Apostates routintely glamorize atheism as liberating. That's a transparent way to rationalize apostasy.

On rare occasion, that's a half truth. Some apostates had a rotten religious background, so there's a sense in which apostasy was liberating in relation to the bad religion they put behind them. But while atheism is sometimes liberating for what it's from, it's never liberating for what it's for. 

Of course, many apostates and atheists will dismiss that assessment as Christian propaganda. Which brings me to my next point. Recently, as I was skimming Ross Douthat on Twitter, he drew my attention to an interview with Peter Bogdanovich:


I was mildly curious because he directed The Last Picture Show–which I saw when I was about 12. That's too young to get the point of the film. I watched it again later in life. 

Now, I'm not recommending that you read the interview. Once I got into it I had to decide if I wanted to keep reading it. I had to force myself to finish it.

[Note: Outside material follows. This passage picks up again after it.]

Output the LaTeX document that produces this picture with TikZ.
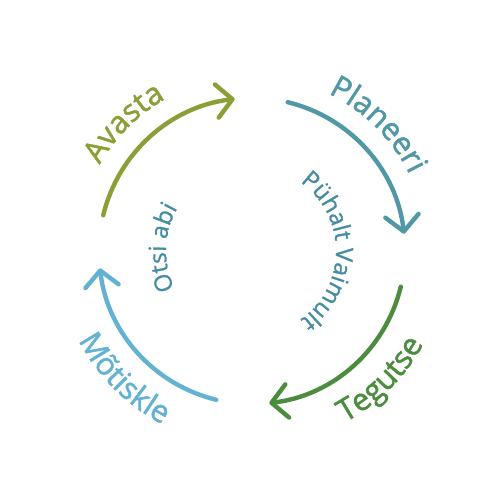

Aside from the fact that it's saturated with profanity, he led such a tawdry life. And not only him, but the whole social circle he moves in. His life is a great demonstration of a life "emancipated" from any Christian direction or restraint. The same holds true for his social circle. And in that respect it punctures the mystique of a godless life. Theirs is a world in which everyone is faithless in friendship and romance. A social world of unrelieved moral ugliness. A backbiting world without fidelity or forgiveness. No one reading the interview can suppose that he had a happy, satisfying life. 

And that's why The Last Picture Show was such a great movie of its kind. Its rootless, aimless, joyless characters mirror the real world of Bogdanovich and the actors. A trail of broken lives. The Hollywood subculture.

The characters long for something better, but they have no concept of what better would be. They have no perspective beyond this world. They have no ideal of goodness. Nothing to aspire to. Just their insular secular vacuity. 

The movie is successful at that level because it's a projection of the director's worldview. Art is allegorical because art is autobiographical. The insufferable, inescapable claustrophobia of the movie allegorizes the life and soul of the director. 

That's also why, despite his great talent and promise, he made so few outstanding films. You quickly run out of good material when you have such a rancid outlook on life. Trapped in a nautilus shell. Instead of backing out into the fresh air and sunshine, they keep inching inward into an ever more constricted and stifling existence. 

That's why many Romans were attracted to Judaism and later to Christianity. Pagan morality wasn't liberating, but poisonous to the soul. 

1 comment:

  1. Reminds me of Hugh Hefner. His parents were Methodists. His mother wanted him to become a missionary.

    It was sad to see him pathetically shuffling with his walking frame just before he died.